Task requirements >>
Using the listing below, give the number of lines where "this" appears, and nothing else.

--- START Exercise materials ---

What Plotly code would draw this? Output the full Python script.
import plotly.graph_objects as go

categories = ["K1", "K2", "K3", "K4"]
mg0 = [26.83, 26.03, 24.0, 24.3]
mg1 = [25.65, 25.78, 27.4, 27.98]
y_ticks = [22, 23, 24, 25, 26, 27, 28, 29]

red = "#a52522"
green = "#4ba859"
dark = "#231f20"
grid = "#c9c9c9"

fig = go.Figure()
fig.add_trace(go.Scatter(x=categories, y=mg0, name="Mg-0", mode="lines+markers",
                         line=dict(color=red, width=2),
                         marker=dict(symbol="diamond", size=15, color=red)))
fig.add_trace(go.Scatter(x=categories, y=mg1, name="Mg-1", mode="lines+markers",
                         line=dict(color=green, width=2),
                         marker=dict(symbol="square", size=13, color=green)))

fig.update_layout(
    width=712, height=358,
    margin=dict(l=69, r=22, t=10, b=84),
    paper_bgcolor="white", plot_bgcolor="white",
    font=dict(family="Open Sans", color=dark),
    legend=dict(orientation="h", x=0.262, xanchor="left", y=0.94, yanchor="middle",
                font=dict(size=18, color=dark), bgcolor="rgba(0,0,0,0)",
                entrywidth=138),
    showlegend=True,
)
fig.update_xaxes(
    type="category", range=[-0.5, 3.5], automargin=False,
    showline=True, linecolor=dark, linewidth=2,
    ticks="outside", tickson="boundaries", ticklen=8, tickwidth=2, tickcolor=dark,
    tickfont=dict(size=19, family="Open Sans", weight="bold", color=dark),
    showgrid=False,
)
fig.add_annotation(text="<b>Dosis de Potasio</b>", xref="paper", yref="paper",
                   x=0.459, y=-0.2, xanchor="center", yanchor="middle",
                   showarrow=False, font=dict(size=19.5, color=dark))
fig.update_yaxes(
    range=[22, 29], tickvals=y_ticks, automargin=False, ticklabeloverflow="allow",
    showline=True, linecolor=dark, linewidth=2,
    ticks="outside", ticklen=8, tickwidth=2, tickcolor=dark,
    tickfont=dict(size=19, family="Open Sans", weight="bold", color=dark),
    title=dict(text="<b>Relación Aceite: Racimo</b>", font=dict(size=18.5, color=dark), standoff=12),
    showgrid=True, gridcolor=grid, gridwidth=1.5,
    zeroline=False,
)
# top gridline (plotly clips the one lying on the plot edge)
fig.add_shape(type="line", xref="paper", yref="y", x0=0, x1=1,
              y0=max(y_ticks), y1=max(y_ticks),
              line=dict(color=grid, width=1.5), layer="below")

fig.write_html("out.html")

--- END Exercise materials ---
--- START Exercise materials ---

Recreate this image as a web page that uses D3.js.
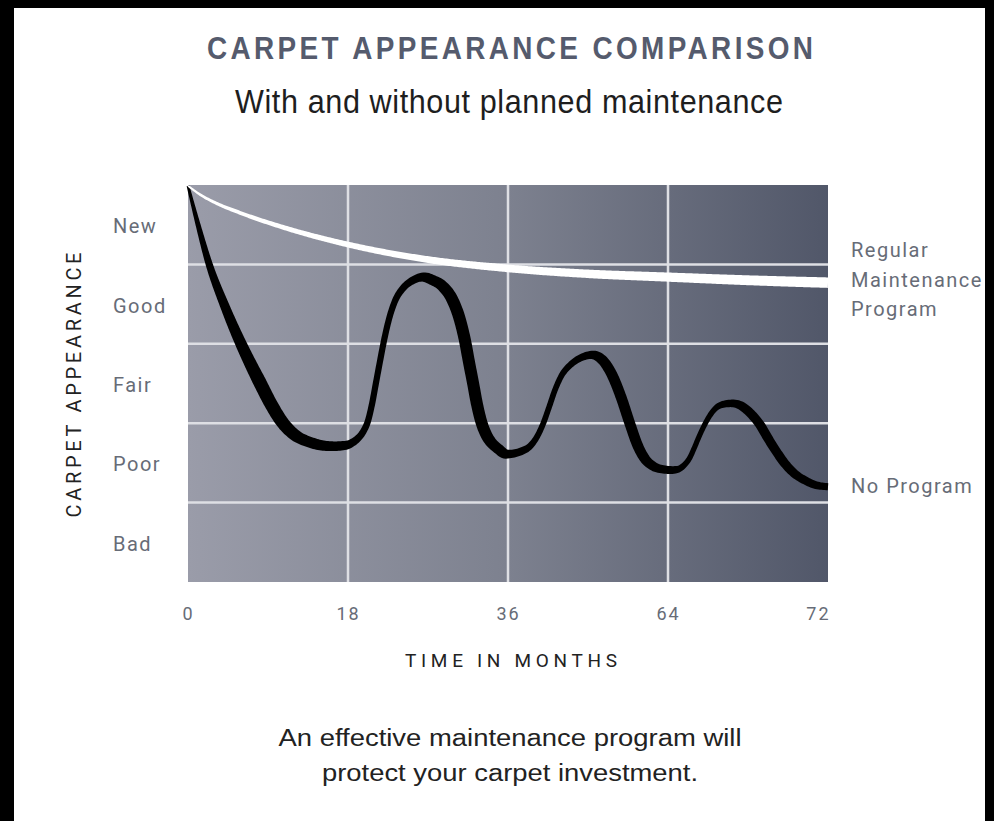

--- END Exercise materials ---

Written response >>
2